The centre has the capacity to train 250 people at a time and offers apprenticeships in ten trades. The training centre is a Department of Higher Education and Training and national Artisan Moderation Body-registered trade test centre and has trade-tested more than 400 candidates a year since 2014.

“We are trying to take youth out of unemployment and teach them skills to become youth entrepreneurs. We will help and support them to create their own businesses,” Trentini said.

He noted that 83% of people that graduate from the STC are readily absorbed into the industry and find work, and that this partnership with Thuthukisa and investment showcases Seifsa’s commitment to developing the workforce of tomorrow.

Thuthukisa director Preggy Chetty said the STC would remain a core technical training centre, but had expanded to become a training centre with a fresh vision that offered a more comprehensive set of organisational solutions.

This came from the realisation that technical skills alone would not allow students to enter the world of work and contribute to the economy; therefore, the focus of the STC was now on offering a more comprehensive set of skills that were integrated and holistic, Chetty explained.

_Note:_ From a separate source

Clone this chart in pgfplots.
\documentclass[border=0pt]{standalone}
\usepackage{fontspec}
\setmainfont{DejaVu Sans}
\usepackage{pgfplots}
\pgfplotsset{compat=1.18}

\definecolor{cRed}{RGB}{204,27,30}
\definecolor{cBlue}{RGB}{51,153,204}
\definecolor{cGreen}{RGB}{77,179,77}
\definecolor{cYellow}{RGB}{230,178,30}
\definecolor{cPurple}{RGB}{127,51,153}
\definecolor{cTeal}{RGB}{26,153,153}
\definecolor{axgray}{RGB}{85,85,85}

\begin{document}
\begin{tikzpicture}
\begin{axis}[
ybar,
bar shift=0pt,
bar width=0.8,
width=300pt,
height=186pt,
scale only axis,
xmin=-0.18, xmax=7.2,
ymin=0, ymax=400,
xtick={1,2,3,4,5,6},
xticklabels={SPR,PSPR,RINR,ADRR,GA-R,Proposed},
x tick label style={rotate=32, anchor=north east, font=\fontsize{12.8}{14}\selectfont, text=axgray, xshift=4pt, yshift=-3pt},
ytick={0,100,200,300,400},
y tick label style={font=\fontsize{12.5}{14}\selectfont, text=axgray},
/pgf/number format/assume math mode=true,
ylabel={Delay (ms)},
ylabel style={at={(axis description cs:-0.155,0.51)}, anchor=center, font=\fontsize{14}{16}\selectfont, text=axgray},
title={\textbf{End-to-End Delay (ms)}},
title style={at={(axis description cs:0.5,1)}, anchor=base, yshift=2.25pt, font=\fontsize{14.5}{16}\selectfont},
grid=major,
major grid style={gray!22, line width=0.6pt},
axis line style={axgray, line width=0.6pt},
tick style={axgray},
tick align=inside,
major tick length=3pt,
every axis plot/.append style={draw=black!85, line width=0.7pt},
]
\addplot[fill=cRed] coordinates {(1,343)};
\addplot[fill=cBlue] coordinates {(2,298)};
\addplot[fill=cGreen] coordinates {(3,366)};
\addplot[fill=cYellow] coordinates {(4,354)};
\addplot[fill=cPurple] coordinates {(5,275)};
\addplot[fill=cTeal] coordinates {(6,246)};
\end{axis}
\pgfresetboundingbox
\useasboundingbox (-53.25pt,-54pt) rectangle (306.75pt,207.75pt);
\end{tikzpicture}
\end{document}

Therefore, the STC has developed into a comprehensive training centre, which includes offering deep multibusiness expertise, engineering capacity, and training for post- qualified artisans to give them skills relevant to the industry.

The STC is also focused on helping newly qualified trainees to set up businesses and become entrepreneurs, given the sector’s ability to absorb workers has been shrinking.

Business innovation and acceleration were therefore a big focus of the STC, Chetty said.

He added that the STC’s offering had broadened, with a new area being e-learning, with Seifsa being one of only two entities in Southern Africa to have the licence for Amatrol, which provides 24/7 access to technical skill building by using interactive courses for industrial workforce training.